In a large bowl, whisk the oil and maple syrup together together, plus sweetener if not using real maple syrup. Add the eggs and whisk well; then whisk in the mashed bananas and coconut milk. (If the coconut oil solidifies on contact with cold ingredients, warm it for 10 to 20 seconds in the microwave.)
Add the baking powder, baking soda, vanilla, salt and cinnamon, and whisk to blend. Add banana flour, and using a big spoon, stir just until combined. Fold in optional extras if desired. If not using the additional sweetener, or sweet extras like choc chips, test the final batter for sweetness and add extra brown sugar if needed.
Pour the batter into your baking paper-lined baking tin. Bake for 30 minutes, or until a toothpick inserted into the center comes out clean. Place the cake on a board or rack and let it cool before enjoying. I always ignore that though, and eat the first slices warm, and it'd be good with melting butter on it as well.
It was a success, baked up well into a dark brown, moist cake with a good banana flavour.

It was a success, baked up well into a dark brown, moist cake with a good banana flavour.
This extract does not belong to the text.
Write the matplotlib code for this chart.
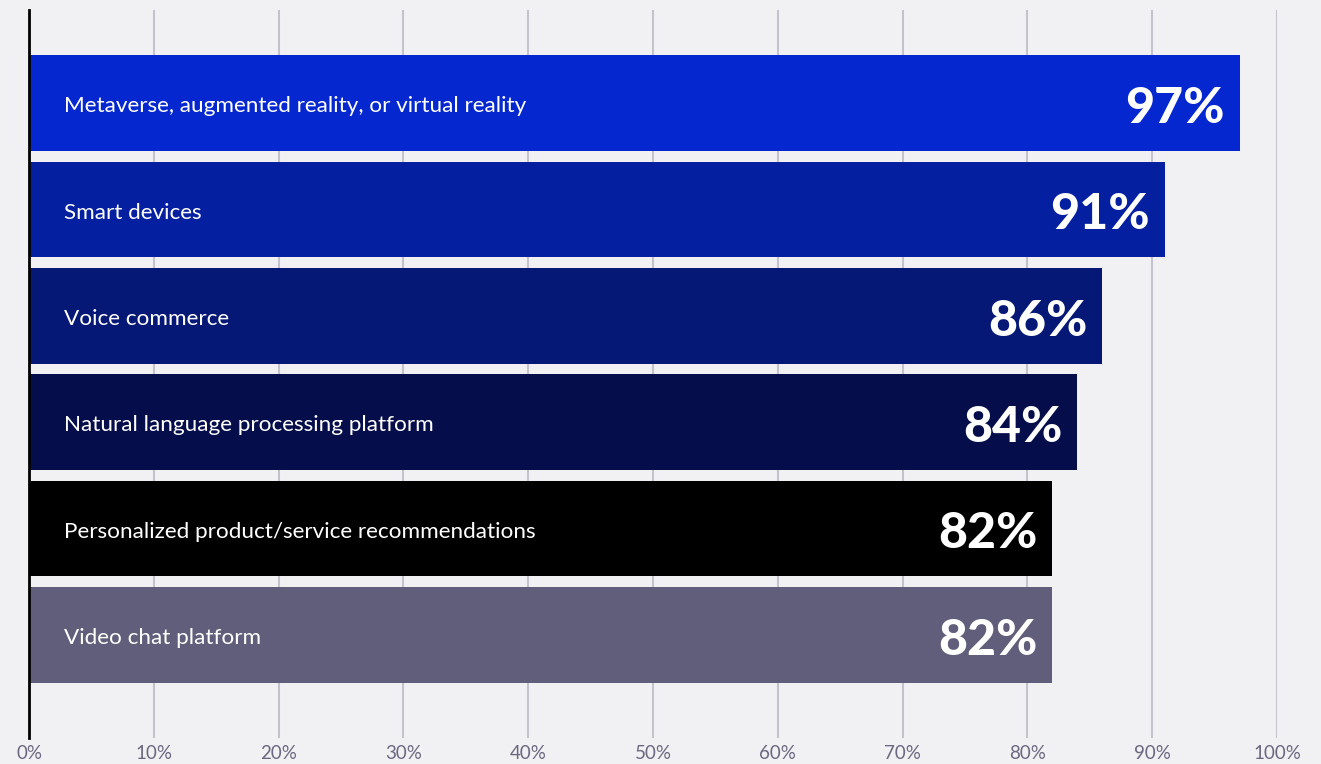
import matplotlib.pyplot as plt

# survey results, top to bottom
labels = [
    "Metaverse, augmented reality, or virtual reality",
    "Smart devices",
    "Voice commerce",
    "Natural language processing platform",
    "Personalized product/service recommendations",
    "Video chat platform",
]
values = [97, 91, 86, 84, 82, 82]
colors = ["#0527CF", "#0420A0", "#061876", "#050E4A", "#000000", "#605E7A"]
ticks = list(range(0, 101, 10))
tick_labels = [f"{t}%" for t in ticks]

bg = "#F1F1F3"
plt.rcParams['font.family'] = ['Lato', 'DejaVu Sans']

fig = plt.figure(figsize=(13.21, 7.64), dpi=100, facecolor=bg)
ax = fig.add_axes([0.022, 0.034, 0.9447, 0.953])
ax.set_facecolor(bg)

pos = list(range(len(values)))
ax.barh(pos, values, height=0.9, color=colors, zorder=2)

for y, v, lab in zip(pos, values, labels):
    ax.text(2.8, y + 0.03, lab, color="white", fontsize=16.2, va="center", ha="left", zorder=3)
    ax.text(v - 1.2, y + 0.05, f"{v}%", color="white", fontsize=36, fontweight="black",
            va="center", ha="right", zorder=3)

ax.set_xlim(0, 100)
ax.set_ylim(len(values) - 1 + 0.97, -0.876)
ax.set_xticks(ticks)
ax.set_xticklabels(tick_labels, fontsize=13.5, color="#6A6880")
ax.set_yticks([])
ax.tick_params(axis="x", length=0, pad=5)
ax.xaxis.grid(True, color="#C4C2CC", linewidth=1.5, zorder=0)
ax.get_xgridlines()[0].set_visible(False)

for s in ["top", "right", "bottom"]:
    ax.spines[s].set_visible(False)
ax.spines["left"].set_color("black")
ax.spines["left"].set_linewidth(2)
ax.spines["left"].set_zorder(4)

fig.savefig("out.png", dpi=100, facecolor=bg)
Optionally, you can ice it once fully cooled. I didn't, but it'd be nice with the usual cream cheese frosting, if you eat dairy - or I gather there are such things as vegan butter and vegan cream cheese, so sub those in. (6 ounces full-fat cream cheese, softened to room temperature plus 1/3 cup unsalted butter, softened to room temperature. Beat with hand or stand mixer until creamy. Add 2-3 cups confectioners’ sugar, plus 1 tsp vanilla extract & a pinch salt. Beat until fully blended, adding the sugar until the consistency's right.)
The stats for the original version said there were 8g carbs and 108 cal per slice/serve (un-iced). I used slightly more flour but artificial syrup so it probably came out the same. Any added extras would alter that, of course.